We were going about 70 miles per hour on the freeway and pulling over was not an option, nor was slowing down much. The critter held on for dear life. I was imploring that Alex "do something" but there really was nothing to be done. We continued on down about 5 miles to our turn-off, and got off the freeway.

At least now we were going at a much more reasonable rate of speed for some poor critter holding on to the windshield wiper. I insisted that Alex pull over. We really couldn't expect this guy to hold on much longer. (If he had been blown off, he would have probably gotten hit by a car!)

We pulled over and Alex found a paper cup and got the critter into it. We named him James and he rode in the cup with me holding it all the way home. James was looking up at me in relief.

We got home and placed James on the hood of the car. He stayed there for a couple of hours because I kept checking on him. In the morning when I went to see if James was still there, he was gone. I hope he's okay. I think he was a cricket, but how would I know!

Monday, November 1, 2010

Oh My Aching Back!

I look nothing like this woman.

This woman has back pain but she's wearing clothes and lipstick and she has brushed her hair. Plus, this woman is skinny and I am not.

This woman is also sitting in what looks to be a neat and tidy room.

When my back goes "whap" I cannot put on clothes. I cannot walk. I cannot even breathe without pain.

It doesn't happen often, but when it happens, I am unable to move my legs without gasping in pain. I have these episodes about 3 or 4 times a year.

I'm very lucky to have a husband who understands this and does everything possible to make me more comfortable. Oh wait! I have a husband who travels all the frigging time so he's not here to make me comfortable. What was I thinking?

Did I expect someone to bring me water once in a while? Did I expect someone to feed me? Next thing, I'd be expecting someone to bring me hot wash cloths to wash my face or my dirty butt for that matter.

My house is in shambles. I cannot pick up stuff off the floor.
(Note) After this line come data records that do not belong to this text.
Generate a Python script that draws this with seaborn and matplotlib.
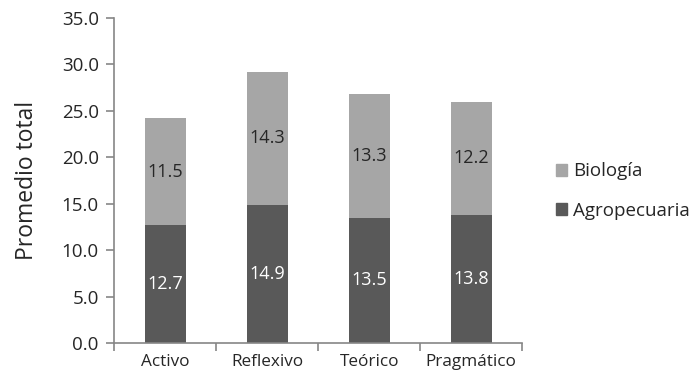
import matplotlib
matplotlib.use('Agg')
import matplotlib.pyplot as plt
import matplotlib.patches as mpatches
import seaborn as sns
import numpy as np
import pandas as pd

# datos
estilos = ['Activo', 'Reflexivo', 'Teórico', 'Pragmático']
agropecuaria = [12.7, 14.9, 13.5, 13.8]
biologia = [11.5, 14.3, 13.3, 12.2]

COLOR_AGRO = '#595959'
COLOR_BIO = '#a6a6a6'
EJE = '#868686'

sns.set_style('white')
plt.rcParams['font.family'] = ['Open Sans', 'DejaVu Sans']

df = pd.DataFrame({'estilo': estilos, 'agro': agropecuaria, 'bio': biologia})
df['total'] = df['agro'] + df['bio']

fig = plt.figure(figsize=(7, 3.82), dpi=100)
ax = fig.add_axes([0.163, 0.102, 0.583, 0.851])

# barra total (Biología arriba) y luego Agropecuaria encima
sns.barplot(data=df, x='estilo', y='total', color=COLOR_BIO, width=0.4,
            saturation=1, ax=ax, linewidth=0)
sns.barplot(data=df, x='estilo', y='agro', color=COLOR_AGRO, width=0.4,
            saturation=1, ax=ax, linewidth=0)

for i, row in df.iterrows():
    ax.text(i, row['agro'] / 2, f"{row['agro']:.1f}", ha='center', va='center',
            color='white', fontsize=13)
    ax.text(i, row['agro'] + row['bio'] / 2, f"{row['bio']:.1f}", ha='center',
            va='center', color='#262626', fontsize=13)

ax.set_ylim(0, 35)
ax.set_xlim(-0.5, 3.5)
ax.set_yticks(np.arange(0, 35.1, 5))
ax.set_yticklabels([f'{v:.1f}' for v in np.arange(0, 35.1, 5)])
ax.set_xlabel('')
ax.set_ylabel('Promedio total', fontsize=16.5, color='#262626', labelpad=16)

for s in ['top', 'right']:
    ax.spines[s].set_visible(False)
for s in ['left', 'bottom']:
    ax.spines[s].set_color(EJE)
    ax.spines[s].set_linewidth(1.2)

ax.tick_params(axis='y', direction='out', length=6, color=EJE, width=1.2,
               labelsize=13.5, labelcolor='#262626', left=True, pad=5)
ax.tick_params(axis='x', length=0, labelsize=12.3, labelcolor='#262626', pad=8)
# marcas entre categorías
ax.set_xticks([-0.5, 0.5, 1.5, 2.5, 3.5], minor=True)
ax.tick_params(axis='x', which='minor', direction='out', length=6, color=EJE,
               width=1.2, bottom=True)

handles = [mpatches.Patch(color=COLOR_BIO, label='Biología'),
           mpatches.Patch(color=COLOR_AGRO, label='Agropecuaria')]
fig.legend(handles=handles, loc='center left', bbox_to_anchor=(0.77, 0.5),
           frameon=False, fontsize=13.5, handlelength=0.6, handleheight=0.6,
           handletextpad=0.3, labelspacing=1.15, labelcolor='#262626')

fig.savefig('out.png', dpi=100)
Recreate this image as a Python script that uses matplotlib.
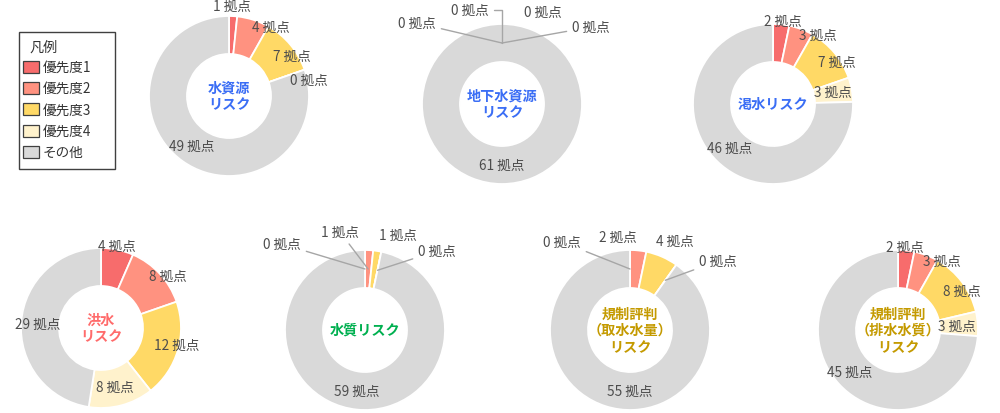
import matplotlib
matplotlib.use("Agg")
import matplotlib.pyplot as plt
from matplotlib.patches import Rectangle
import numpy as np

plt.rcParams["font.family"] = ["Noto Sans CJK JP", "DejaVu Sans"]

# data
categories = ["優先度1", "優先度2", "優先度3", "優先度4", "その他"]
chart_titles = [
    "水資源\nリスク",
    "地下水資源\nリスク",
    "渇水リスク",
    "洪水\nリスク",
    "水質リスク",
    "規制評判\n（取水水量）\nリスク",
    "規制評判\n（排水水質）\nリスク",
]
water_resource = [1, 4, 7, 0, 49]
groundwater = [0, 0, 0, 0, 61]
drought = [2, 3, 7, 3, 46]
flood = [4, 8, 12, 8, 29]
water_quality = [0, 1, 1, 0, 59]
reg_intake = [0, 2, 4, 0, 55]
reg_discharge = [2, 3, 8, 3, 45]
series = [water_resource, groundwater, drought, flood,
          water_quality, reg_intake, reg_discharge]
unit = "拠点"

# styles / layout
colors = ["#F76C6C", "#FF9280", "#FFD966", "#FFF2CC", "#D9D9D9"]
title_colors = ["#3B6EF5", "#3B6EF5", "#3B6EF5", "#FF6B6B",
                "#00B050", "#C49A00", "#C49A00"]
W, H = 1000, 414
R = 80
ring = 38
centers = [(229, 97), (502, 105), (773, 105),
           (101, 329), (365, 331), (630, 331), (898, 331)]
# label offsets from donut centre, in pixels (y downward)
label_offsets = [
    [(3, -90), (42, -69), (63, -40), (80, -16), (-37, 50)],
    [(-32, -94), (41, -92), (89, -77), (-85, -81), (0, 61)],
    [(10, -83), (45, -69), (64, -42), (60, -12), (-43, 44)],
    [(16, -82), (67, -52), (76, 17), (14, 59), (-63, -4)],
    [(-83, -86), (-25, -98), (33, -95), (72, -79), (-8, 61)],
    [(-68, -88), (-12, -93), (45, -89), (88, -69), (0, 61)],
    [(7, -83), (44, -69), (64, -39), (59, -4), (-48, 42)],
]
# 0 = no leader line, 1 = straight, 2 = elbow
leader = [
    [0, 0, 0, 0, 0],
    [2, 0, 1, 1, 0],
    [0, 0, 0, 0, 0],
    [0, 0, 0, 0, 0],
    [1, 1, 0, 1, 0],
    [1, 0, 0, 1, 0],
    [0, 0, 0, 0, 0],
]
text_color = "#4D4D4D"
label_size = 9.8

fig = plt.figure(figsize=(W / 100, H / 100), dpi=100)
ax = fig.add_axes([0, 0, 1, 1])

for i, vals in enumerate(series):
    cx, cy = centers[i]
    cy_d = H - cy
    ax.pie(
        vals,
        colors=colors,
        radius=R,
        center=(cx, cy_d),
        startangle=90,
        counterclock=False,
        wedgeprops=dict(width=ring, edgecolor="white", linewidth=1.3),
    )
    total = sum(vals)
    cum = np.cumsum([0] + vals)
    for j, v in enumerate(vals):
        dx, dy = label_offsets[i][j]
        pos = (cx + dx, cy_d - dy)
        txt = f"{v} {unit}"
        if leader[i][j]:
            mid = (cum[j] + v / 2) / total
            ang = np.deg2rad(90 - 360 * mid)
            rm = R - ring / 2
            target = (cx + rm * np.cos(ang), cy_d + rm * np.sin(ang))
            conn = "angle,angleA=0,angleB=90,rad=0" if leader[i][j] == 2 else "arc3"
            ax.annotate(txt, xy=target, xytext=pos, ha="center", va="center",
                        fontsize=label_size, color=text_color,
                        arrowprops=dict(arrowstyle="-", color="#A6A6A6",
                                        lw=1.0, shrinkA=2, shrinkB=0,
                                        connectionstyle=conn))
        else:
            ax.text(*pos, txt, ha="center", va="center",
                    fontsize=label_size, color=text_color)
    ax.text(cx, cy_d, chart_titles[i], ha="center", va="center",
            fontsize=10.2, fontweight="bold", color=title_colors[i],
            linespacing=1.25)

# legend box drawn by hand to match the reference frame
ax.add_patch(Rectangle((19, H - 170), 96, 137, facecolor="white",
                       edgecolor="#404040", linewidth=1.0))
ax.text(29, H - 48, "凡例", ha="left", va="center", fontsize=10.2, color="#333333")
for k, (name, c) in enumerate(zip(categories, colors)):
    yc = H - (68 + 21.2 * k)
    ax.add_patch(Rectangle((23, yc - 6), 16, 12, facecolor=c,
                           edgecolor="#404040", linewidth=0.9))
    ax.text(43, yc, name, ha="left", va="center", fontsize=label_size, color="#333333")

ax.set_xlim(0, W)
ax.set_ylim(0, H)
ax.set_aspect("equal")
ax.axis("off")
fig.savefig("out.png", dpi=100, facecolor="white")
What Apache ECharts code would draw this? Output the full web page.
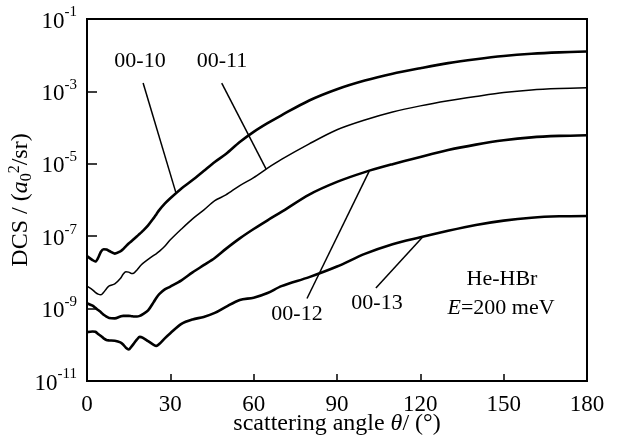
<!DOCTYPE html>
<html>
<head>
<meta charset="utf-8">
<script src="https://cdn.jsdelivr.net/npm/echarts@6/dist/echarts.min.js"></script>
<style>
  html, body { margin: 0; padding: 0; background: #fff; }
  #chart { width: 625px; height: 442px; }
</style>
</head>
<body>
<div id="chart"></div>
<script>
// scattering angle (deg), shared by all four curves
const angles = [0, 2, 3, 4, 5, 6, 7, 8, 10, 12, 13, 14, 15, 16, 17, 18, 19, 20, 22, 24, 25, 26, 28, 30,
  34, 38, 42, 46, 50, 55, 60, 65, 70, 80, 90, 100, 110, 120, 130, 140, 150, 160, 170, 180];

// DCS values (a0^2/sr)
const dcs0010 = [2.82e-8, 2.19e-8, 2.00e-8, 2.51e-8, 3.72e-8, 4.37e-8, 4.27e-8, 3.89e-8, 3.31e-8, 3.80e-8, 4.37e-8, 5.25e-8,
  6.31e-8, 7.24e-8, 8.51e-8, 1.00e-7, 1.17e-7, 1.38e-7, 2.00e-7, 3.16e-7, 4.07e-7, 5.25e-7, 7.94e-7, 1.12e-6,
  2.09e-6, 3.55e-6, 6.31e-6, 1.12e-5, 1.86e-5, 3.98e-5, 7.59e-5, 1.32e-4, 2.19e-4, 5.62e-4, 1.15e-3, 2.00e-3,
  3.09e-3, 4.37e-3, 6.03e-3, 7.76e-3, 9.55e-3, 1.10e-2, 1.20e-2, 1.26e-2];
const dcs0011 = [4.17e-9, 3.31e-9, 2.82e-9, 2.51e-9, 2.40e-9, 2.82e-9, 3.55e-9, 4.27e-9, 4.79e-9, 6.76e-9, 8.91e-9, 1.05e-8,
  1.02e-8, 9.33e-9, 9.77e-9, 1.17e-8, 1.45e-8, 1.74e-8, 2.29e-8, 2.95e-8, 3.31e-8, 3.80e-8, 5.25e-8, 7.94e-8,
  1.58e-7, 3.02e-7, 5.25e-7, 9.55e-7, 1.38e-6, 2.51e-6, 4.17e-6, 7.59e-6, 1.32e-5, 3.55e-5, 8.71e-5, 1.62e-4,
  2.69e-4, 3.98e-4, 5.50e-4, 7.24e-4, 9.33e-4, 1.10e-3, 1.20e-3, 1.26e-3];
const dcs0012 = [1.41e-9, 1.20e-9, 1.05e-9, 9.12e-10, 7.94e-10, 6.76e-10, 6.03e-10, 5.50e-10, 5.37e-10, 6.03e-10, 6.31e-10, 6.31e-10,
  6.31e-10, 6.17e-10, 6.03e-10, 6.03e-10, 6.31e-10, 6.92e-10, 8.91e-10, 1.51e-9, 2.00e-9, 2.51e-9, 3.39e-9, 4.07e-9,
  6.03e-9, 1.00e-8, 1.58e-8, 2.51e-8, 4.47e-8, 8.71e-8, 1.58e-7, 2.75e-7, 4.68e-7, 1.41e-6, 3.16e-6, 5.89e-6,
  9.77e-6, 1.55e-5, 2.40e-5, 3.39e-5, 4.47e-5, 5.37e-5, 5.89e-5, 6.17e-5];
const dcs0013 = [2.24e-10, 2.34e-10, 2.29e-10, 2.00e-10, 1.74e-10, 1.51e-10, 1.35e-10, 1.32e-10, 1.29e-10, 1.17e-10, 1.02e-10, 8.32e-11,
  7.41e-11, 8.91e-11, 1.12e-10, 1.41e-10, 1.66e-10, 1.58e-10, 1.26e-10, 1.00e-10, 9.33e-11, 1.05e-10, 1.51e-10, 2.09e-10,
  3.80e-10, 5.01e-10, 5.89e-10, 7.59e-10, 1.12e-9, 1.74e-9, 2.00e-9, 2.69e-9, 4.17e-9, 7.41e-9, 1.45e-8, 3.24e-8,
  6.03e-8, 9.33e-8, 1.41e-7, 2.04e-7, 2.69e-7, 3.24e-7, 3.55e-7, 3.63e-7];

// leader lines: [label end, curve end] in data units
const leader0010 = [[20.2, 1.7e-3], [32, 1.6e-6]];
const leader0011 = [[48.5, 1.7e-3], [64.5, 7.1e-6]];
const leader0012 = [[79.2, 1.9e-9], [101.6, 6.3e-6]];
const leader0013 = [[104, 3.7e-9], [121, 9.8e-8]];

const FONT = '"Liberation Serif", "Times New Roman", serif';

const chart = echarts.init(document.getElementById('chart'), null, { renderer: 'canvas' });

function curve(name, values, width, leader) {
  return {
    name,
    type: 'line',
    data: angles.map((a, i) => [a, values[i]]),
    smooth: 0.3,
    symbol: 'none',
    lineStyle: { color: '#000', width },
    z: 3,
    markLine: {
      silent: true,
      symbol: ['none', 'none'],
      label: { show: false },
      lineStyle: { color: '#000', width: 1.5, type: 'solid' },
      data: [[{ coord: leader[0] }, { coord: leader[1] }]],
      animation: false
    }
  };
}

const txt = (text, x, y, rich) => ({
  type: 'text',
  x, y,
  style: {
    text, rich,
    textAlign: 'center', textVerticalAlign: 'middle',
    font: '22px ' + FONT, fill: '#000'
  }
});

chart.setOption({
  animation: false,
  grid: {
    left: 87, right: 38, top: 19, bottom: 61,
    containLabel: false, outerBoundsMode: 'none',
    show: true, borderColor: '#000', borderWidth: 2
  },
  xAxis: {
    type: 'value',
    min: 0, max: 180, interval: 30,
    axisLine: { lineStyle: { color: '#000', width: 2 } },
    axisTick: { inside: true, length: 7, lineStyle: { color: '#000', width: 1.5 } },
    splitLine: { show: false },
    axisLabel: { color: '#000', fontFamily: FONT, fontSize: 23, margin: 12 },
    name: 'scattering angle {i|θ}/ (°)',
    nameLocation: 'middle',
    nameGap: 31,
    nameMoveOverlap: false,
    nameTextStyle: {
      color: '#000', fontFamily: FONT, fontSize: 24,
      rich: { i: { fontStyle: 'italic', fontFamily: FONT, fontSize: 24, color: '#000' } }
    }
  },
  yAxis: {
    type: 'log',
    logBase: 10,
    min: 1e-11, max: 1e-1, interval: 2,
    axisLine: { lineStyle: { color: '#000', width: 2 } },
    axisTick: { inside: true, length: 10, lineStyle: { color: '#000', width: 1.5 } },
    minorTick: { show: false },
    splitLine: { show: false },
    axisLabel: {
      margin: 10,
      formatter: v => '{b|10}{s|' + Math.round(Math.log10(v)) + '}',
      rich: {
        b: { fontFamily: FONT, fontSize: 23, color: '#000', lineHeight: 28, verticalAlign: 'bottom' },
        s: { fontFamily: FONT, fontSize: 15, color: '#000', lineHeight: 28, verticalAlign: 'top', padding: [0, 0, 11, 0] }
      }
    },
    name: 'DCS / ({i|a}{sub|0}{sup|2}/sr)',
    nameLocation: 'middle',
    nameRotate: 90,
    nameGap: 52,
    nameMoveOverlap: false,
    nameTextStyle: {
      color: '#000', fontFamily: FONT, fontSize: 24,
      rich: {
        i: { fontStyle: 'italic', fontFamily: FONT, fontSize: 24, color: '#000' },
        sub: { fontFamily: FONT, fontSize: 16, color: '#000', padding: [12, 0, 0, 0] },
        sup: { fontFamily: FONT, fontSize: 16, color: '#000', padding: [0, 0, 12, 0] }
      }
    }
  },
  series: [
    curve('00-10', dcs0010, 2.6, leader0010),
    curve('00-11', dcs0011, 1.5, leader0011),
    curve('00-12', dcs0012, 2.6, leader0012),
    curve('00-13', dcs0013, 2.6, leader0013)
  ],
  graphic: [
    txt('00-10', 140, 61),
    txt('00-11', 222, 61),
    txt('00-12', 297, 314),
    txt('00-13', 377, 303),
    txt('He-HBr', 502, 279),
    txt('{i|E}=200 meV', 501, 308, { i: { fontStyle: 'italic', fontFamily: FONT, fontSize: 22 } })
  ]
});
</script>
</body>
</html>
The pizza box from last night is still on the kitchen table. Harry will probably pull it off to chew the cardboard before long. I can't load dishes in the dishwasher because that would involve standing and bending and I can do neither.

The cat has loaded up his kitty litter box and I can do nothing about it. The dogs are hungry and I can't get down to pick up their bowls to feed them. I'm eating crackers and cheese and sharing with the dogs for now. And the toilet lid is up so they are okay for water.

Hopefully, this will get better before we run out of cheese, crackers and toilet water. If not, you may not hear from me again as the dogs will have decided to eat me.

You could send me morphine if you have some laying around.